Ironie du sort, les Bedik se seraient réfugiés dans les montagnes et grottes pour échapper à l’islamisation d’Alpha Yaya Diallo, une grande figure islamique guinéenne considérée comme un « envahisseur ».
« Le refus de l’islam s’expliquait par la volonté de ne pas perdre la culture animiste. Il faut également dire qu’Alpha Yaya s’y était pris par la manière forte en voulant les convertir contre leur gré contrairement aux missionnaires qui ont eu une meilleure approche », souligne Gabriel Camara qui estime son peuple à environ 15.000 personnes.
Si les Bedik s’ouvrent au monde moderne, cèdent à l’exode rural, quittent les hauteurs du fait des problèmes d’accès à l’eau, à l’électricité et embrassent les religions révélées (il y a de plus en plus de musulmans), il n’en demeure pas moins qu’ils veulent « préserver l’ethnie et ses valeurs ». « Nous sommes obligés de nous ouvrir au monde aujourd’hui et d’avoir une autre vision du monde.

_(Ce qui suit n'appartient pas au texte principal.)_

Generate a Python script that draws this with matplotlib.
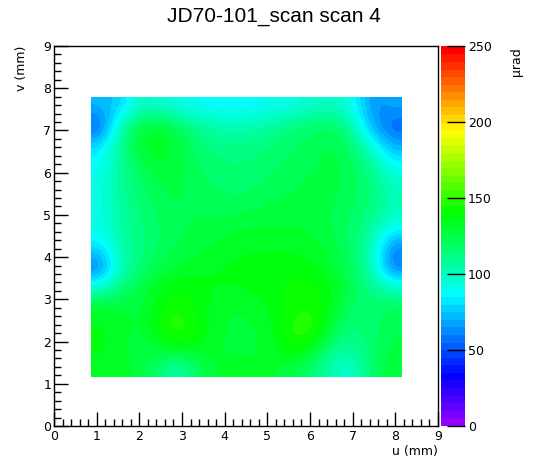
import colorsys
import numpy as np
import matplotlib
matplotlib.use("Agg")
import matplotlib.pyplot as plt
from matplotlib.colors import ListedColormap, BoundaryNorm
from matplotlib.ticker import MultipleLocator

plt.rcParams['font.family'] = ['DejaVu Sans']

title = "JD70-101_scan scan 4"
x_label = "u (mm)"
y_label = "v (mm)"
z_label = "µrad"

# data extent of the scanned region (mm)
u_range = [0.87, 8.15]
v_range = [1.17, 7.80]

# coarse map of deflection values (µrad), rows from top (v=7.56) to bottom (v=1.41),
# columns from left (u=1.10) to right (u=7.92)
row_v756 = [72, 75, 100, 95, 92, 88, 86, 86, 88, 90, 92, 98, 100, 90, 62, 68]
row_v709 = [50, 105, 128, 135, 122, 110, 105, 103, 105, 110, 115, 120, 122, 105, 68, 52]
row_v661 = [82, 110, 130, 135, 128, 118, 113, 112, 113, 117, 120, 123, 127, 118, 95, 70]
row_v614 = [88, 108, 122, 130, 128, 120, 117, 115, 117, 120, 122, 125, 127, 122, 110, 90]
row_v567 = [92, 108, 118, 125, 127, 122, 120, 118, 120, 122, 125, 127, 127, 122, 115, 100]
row_v519 = [92, 106, 115, 122, 125, 124, 122, 122, 124, 127, 128, 128, 125, 120, 115, 102]
row_v472 = [92, 106, 114, 120, 124, 126, 128, 130, 130, 130, 130, 128, 124, 118, 108, 90]
row_v424 = [82, 104, 113, 120, 125, 128, 131, 133, 134, 134, 134, 132, 127, 118, 100, 60]
row_v377 = [55, 100, 115, 125, 130, 133, 135, 137, 138, 138, 138, 136, 130, 120, 100, 55]
row_v330 = [95, 115, 125, 135, 140, 138, 135, 135, 137, 140, 142, 142, 135, 122, 112, 98]
row_v282 = [132, 130, 128, 138, 145, 138, 132, 130, 132, 137, 143, 145, 132, 118, 118, 122]
row_v235 = [136, 133, 128, 143, 152, 140, 132, 128, 130, 135, 150, 150, 125, 113, 118, 125]
row_v188 = [136, 133, 125, 130, 140, 135, 130, 128, 128, 135, 145, 135, 112, 110, 118, 126]
row_v141 = [134, 133, 128, 118, 100, 122, 132, 132, 132, 130, 125, 115, 100, 95, 120, 130]

z_grid = np.array([row_v756, row_v709, row_v661, row_v614, row_v567, row_v519, row_v472,
                   row_v424, row_v377, row_v330, row_v282, row_v235, row_v188, row_v141],
                  dtype=float)

z_min, z_max = 0, 250
z_ticks = [0, 50, 100, 150, 200, 250]

# ROOT "pretty" palette: 50 colours, violet -> red
n_col = 50
cols = [colorsys.hls_to_rgb((280 - (i + 1) * 280 / n_col) / 360.0, 0.5, 1.0) for i in range(n_col)]
cmap = ListedColormap(cols)
norm = BoundaryNorm(np.linspace(z_min, z_max, n_col + 1), n_col)

W, H = 548, 474
fig = plt.figure(figsize=(W / 100, H / 100), dpi=100)
ax = fig.add_axes([54 / W, (H - 426) / H, (438 - 54) / W, (426 - 46) / H])
cax = fig.add_axes([441 / W, (H - 426) / H, (465 - 441) / W, (426 - 46) / H])

ax.imshow(z_grid, cmap=cmap, norm=norm, extent=[u_range[0], u_range[1], v_range[0], v_range[1]],
          origin='upper', aspect='auto', interpolation='bicubic', interpolation_stage='data')
ax.set_xlim(0, 9)
ax.set_ylim(0, 9)
ax.xaxis.set_major_locator(MultipleLocator(1))
ax.xaxis.set_minor_locator(MultipleLocator(0.2))
ax.yaxis.set_major_locator(MultipleLocator(1))
ax.yaxis.set_minor_locator(MultipleLocator(0.2))
ax.tick_params(which='both', direction='in', top=False, right=False, labelsize=9, width=1, pad=3)
ax.tick_params(which='major', length=10)
ax.tick_params(which='minor', length=5)
ax.tick_params(axis='y', pad=2)
for s in ax.spines.values():
    s.set_linewidth(1)

fig.text(438 / W, (H - 452) / H, x_label, ha='right', va='center', fontsize=9)
fig.text(22 / W, (H - 46) / H, y_label, ha='center', va='top', rotation=90, fontsize=9)
fig.text(274 / W, (H - 17) / H, title, ha='center', va='center', fontsize=15,
         family=['Liberation Sans', 'DejaVu Sans'])

# colour bar
zz = np.linspace(z_min, z_max, 501).reshape(-1, 1)
cax.imshow(zz, cmap=cmap, norm=norm, extent=[0, 1, z_min, z_max], origin='lower', aspect='auto',
           interpolation='nearest')
cax.set_xlim(0, 1)
cax.set_ylim(z_min, z_max)
cax.set_xticks([])
cax.yaxis.tick_right()
cax.set_yticks(z_ticks)
cax.set_yticklabels([str(t) for t in z_ticks])
cax.tick_params(axis='y', direction='in', length=13, width=1, labelsize=9, pad=2)
for s in cax.spines.values():
    s.set_visible(False)
fig.text(516 / W, (H - 47) / H, z_label, ha='center', va='top', rotation=90, fontsize=9)

fig.savefig("out.png", dpi=100)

Mais nous tenons à conserver la tradition même si nous envoyons nos enfants à l’école », déclare Gabriel Camara qui a été à l’école jusqu’en terminale. « Dans la croyance animiste, nous avons un dieu créateur avec qui on ne peut pas communiquer directement. Nous sommes obligés de passer par des dieux intermédiaires. Même si certains d’entre nous se convertissent au christianisme et à l’islam, nous gardons l’animisme dont l’une des pratiques est le bois sacré, l’initiation des enfants de 0 à 14 ans par la famille avec une transmission orale », précise Marc Keïta révélant un pan de la culture bedik.
Les rites traditionnels et la culture occupent une très grande place chez les Bediks. Une communauté dont la vie est rythmée autour de nombreuses fêtes. Le bois sacré est revivifié à l’âge de 14 ans. L’enfant est ainsi initié à « différentes épreuves de la vie qui vont de la débrouillardise au respect de l’ancien en passant par celui des pratiques ». L’enfant bedik apprend, selon la tradition, à « supporter la soif quand il n’a pas d’eau par exemple ou à tirer le meilleur des écorces d’arbres qui ont de nombreuses vertus », souligne M. Keïta.